What you should do:
Exactly the lines from the line containing "Give me the D3.js source for this chart." through the line containing "- margin.bottom, margin.top]);" are to be echoed, with both included and pictures left out.

━━━━━ Given entries ━━━━━

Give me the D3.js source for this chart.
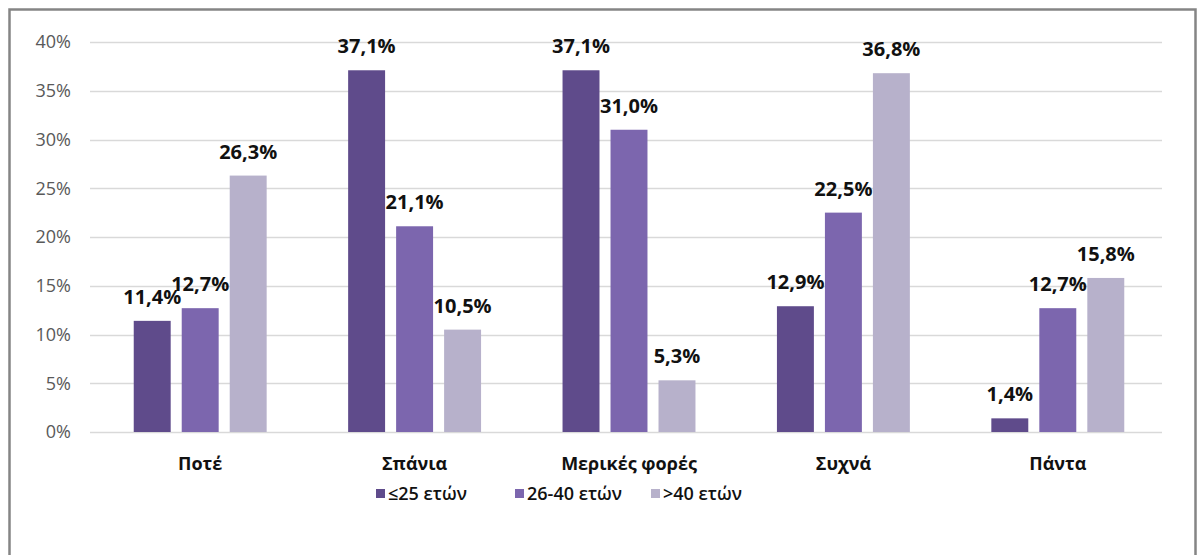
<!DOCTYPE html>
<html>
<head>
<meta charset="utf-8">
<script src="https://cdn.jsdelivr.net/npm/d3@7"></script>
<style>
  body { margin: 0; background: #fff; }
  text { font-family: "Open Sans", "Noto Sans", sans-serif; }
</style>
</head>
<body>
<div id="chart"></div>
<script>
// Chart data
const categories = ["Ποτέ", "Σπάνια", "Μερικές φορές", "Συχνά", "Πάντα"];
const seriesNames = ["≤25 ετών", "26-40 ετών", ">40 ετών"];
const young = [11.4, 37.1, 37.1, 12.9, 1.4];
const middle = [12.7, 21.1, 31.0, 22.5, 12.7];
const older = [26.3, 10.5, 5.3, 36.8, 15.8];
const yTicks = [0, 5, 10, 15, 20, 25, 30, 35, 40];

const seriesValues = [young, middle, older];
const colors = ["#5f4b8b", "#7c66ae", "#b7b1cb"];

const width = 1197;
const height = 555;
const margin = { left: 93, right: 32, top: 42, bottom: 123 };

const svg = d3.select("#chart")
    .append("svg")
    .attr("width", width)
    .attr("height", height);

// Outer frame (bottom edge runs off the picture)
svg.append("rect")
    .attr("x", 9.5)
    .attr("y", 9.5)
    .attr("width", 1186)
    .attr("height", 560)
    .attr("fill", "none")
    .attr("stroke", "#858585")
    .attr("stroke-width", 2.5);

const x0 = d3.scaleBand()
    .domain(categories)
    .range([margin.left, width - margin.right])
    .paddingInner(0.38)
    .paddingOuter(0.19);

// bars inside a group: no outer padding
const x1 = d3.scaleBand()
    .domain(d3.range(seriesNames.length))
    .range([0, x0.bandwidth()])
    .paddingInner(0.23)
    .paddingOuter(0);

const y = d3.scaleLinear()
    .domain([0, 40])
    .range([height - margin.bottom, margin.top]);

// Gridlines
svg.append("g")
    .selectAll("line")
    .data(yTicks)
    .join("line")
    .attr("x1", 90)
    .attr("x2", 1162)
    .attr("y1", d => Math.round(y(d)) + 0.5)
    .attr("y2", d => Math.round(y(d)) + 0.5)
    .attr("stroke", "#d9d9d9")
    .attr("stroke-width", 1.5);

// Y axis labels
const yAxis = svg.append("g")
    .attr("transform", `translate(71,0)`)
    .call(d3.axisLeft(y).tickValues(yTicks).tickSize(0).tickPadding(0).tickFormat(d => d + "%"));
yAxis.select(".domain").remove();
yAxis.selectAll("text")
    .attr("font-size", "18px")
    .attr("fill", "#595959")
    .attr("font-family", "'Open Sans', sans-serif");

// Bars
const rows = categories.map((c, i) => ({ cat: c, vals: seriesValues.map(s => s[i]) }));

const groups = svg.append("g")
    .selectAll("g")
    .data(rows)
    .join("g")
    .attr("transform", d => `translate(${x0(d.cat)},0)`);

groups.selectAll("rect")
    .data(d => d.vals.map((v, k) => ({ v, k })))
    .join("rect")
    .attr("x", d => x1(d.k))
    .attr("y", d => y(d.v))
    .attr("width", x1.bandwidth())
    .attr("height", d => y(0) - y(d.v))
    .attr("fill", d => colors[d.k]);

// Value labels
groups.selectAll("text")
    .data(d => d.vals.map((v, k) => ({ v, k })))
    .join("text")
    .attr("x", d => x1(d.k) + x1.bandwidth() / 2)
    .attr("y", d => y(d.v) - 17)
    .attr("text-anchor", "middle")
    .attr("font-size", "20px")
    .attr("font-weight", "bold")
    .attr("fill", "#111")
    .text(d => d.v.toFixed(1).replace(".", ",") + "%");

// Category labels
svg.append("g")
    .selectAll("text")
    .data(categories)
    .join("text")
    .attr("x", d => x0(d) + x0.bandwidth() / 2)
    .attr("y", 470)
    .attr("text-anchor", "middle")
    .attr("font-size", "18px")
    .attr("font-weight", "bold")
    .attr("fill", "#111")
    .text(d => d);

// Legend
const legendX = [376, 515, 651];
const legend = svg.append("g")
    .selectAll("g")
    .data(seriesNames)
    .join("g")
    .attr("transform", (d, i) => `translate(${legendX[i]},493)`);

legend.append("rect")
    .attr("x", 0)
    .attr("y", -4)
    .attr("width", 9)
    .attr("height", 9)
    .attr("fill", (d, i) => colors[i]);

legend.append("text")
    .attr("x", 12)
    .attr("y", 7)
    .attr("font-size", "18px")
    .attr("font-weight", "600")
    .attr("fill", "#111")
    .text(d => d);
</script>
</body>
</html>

━━━━━
━━━━━ Given entries ━━━━━

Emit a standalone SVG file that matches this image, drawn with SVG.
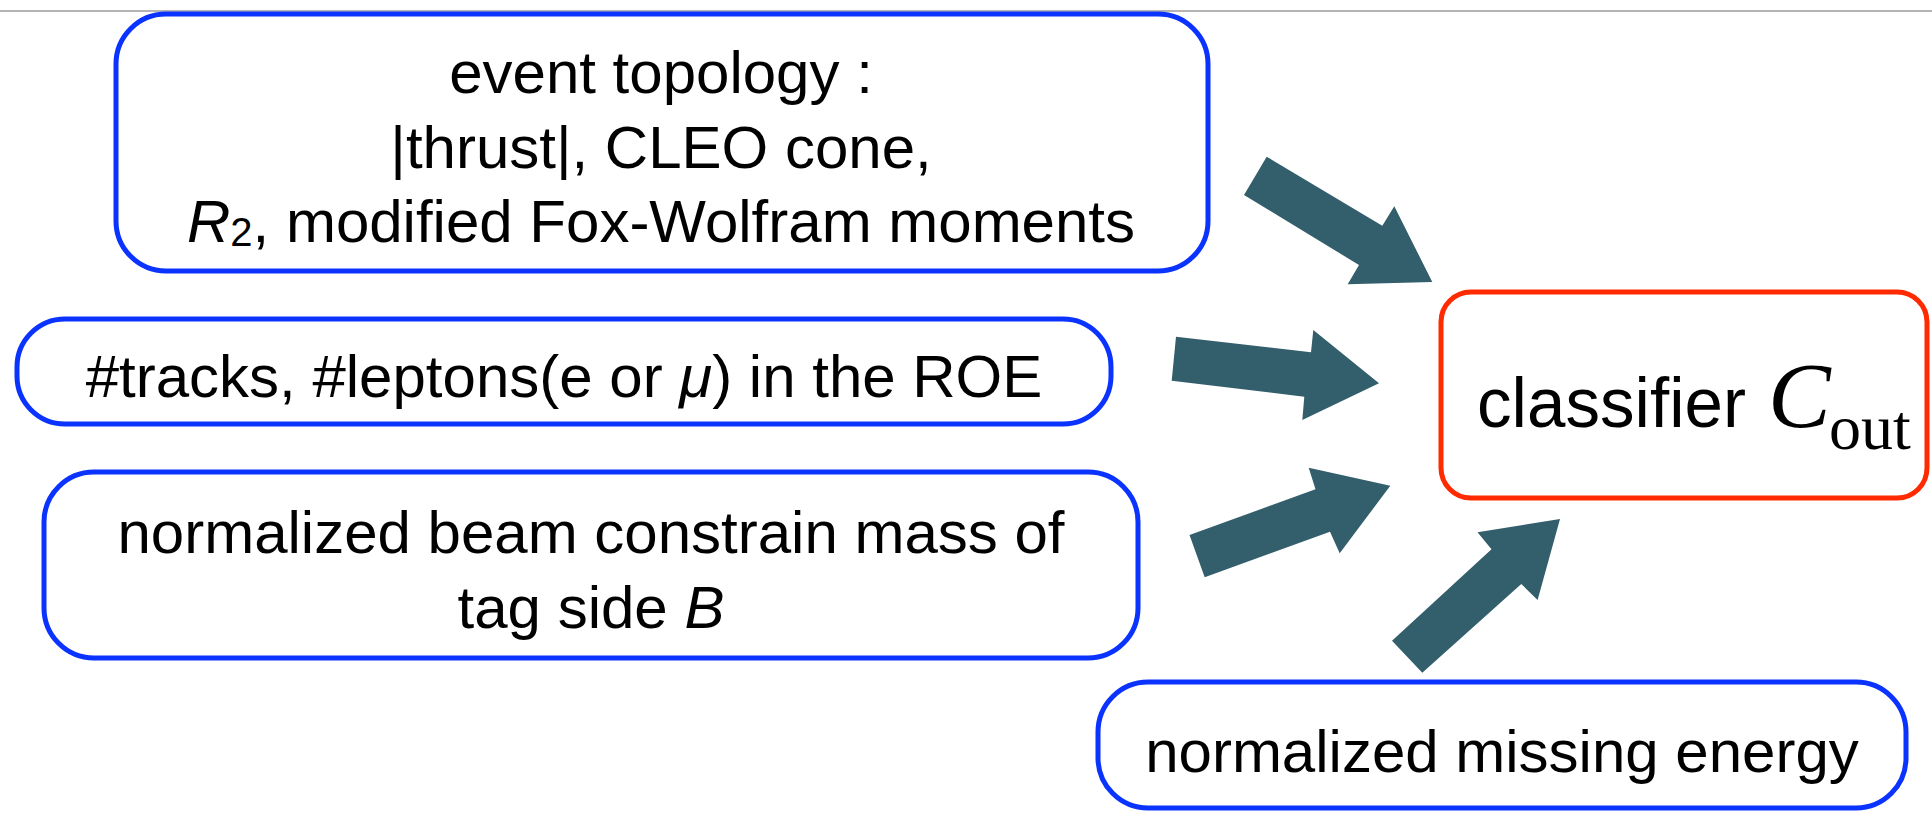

━━━━━

Response for this exercise:
Give me the D3.js source for this chart.
<!DOCTYPE html>
<html>
<head>
<meta charset="utf-8">
<script src="https://cdn.jsdelivr.net/npm/d3@7"></script>
<style>
  body { margin: 0; background: #fff; }
  text { font-family: "Open Sans", "Noto Sans", sans-serif; }
</style>
</head>
<body>
<div id="chart"></div>
<script>
// Chart data
const categories = ["Ποτέ", "Σπάνια", "Μερικές φορές", "Συχνά", "Πάντα"];
const seriesNames = ["≤25 ετών", "26-40 ετών", ">40 ετών"];
const young = [11.4, 37.1, 37.1, 12.9, 1.4];
const middle = [12.7, 21.1, 31.0, 22.5, 12.7];
const older = [26.3, 10.5, 5.3, 36.8, 15.8];
const yTicks = [0, 5, 10, 15, 20, 25, 30, 35, 40];

const seriesValues = [young, middle, older];
const colors = ["#5f4b8b", "#7c66ae", "#b7b1cb"];

const width = 1197;
const height = 555;
const margin = { left: 93, right: 32, top: 42, bottom: 123 };

const svg = d3.select("#chart")
    .append("svg")
    .attr("width", width)
    .attr("height", height);

// Outer frame (bottom edge runs off the picture)
svg.append("rect")
    .attr("x", 9.5)
    .attr("y", 9.5)
    .attr("width", 1186)
    .attr("height", 560)
    .attr("fill", "none")
    .attr("stroke", "#858585")
    .attr("stroke-width", 2.5);

const x0 = d3.scaleBand()
    .domain(categories)
    .range([margin.left, width - margin.right])
    .paddingInner(0.38)
    .paddingOuter(0.19);

// bars inside a group: no outer padding
const x1 = d3.scaleBand()
    .domain(d3.range(seriesNames.length))
    .range([0, x0.bandwidth()])
    .paddingInner(0.23)
    .paddingOuter(0);

const y = d3.scaleLinear()
    .domain([0, 40])
    .range([height - margin.bottom, margin.top]);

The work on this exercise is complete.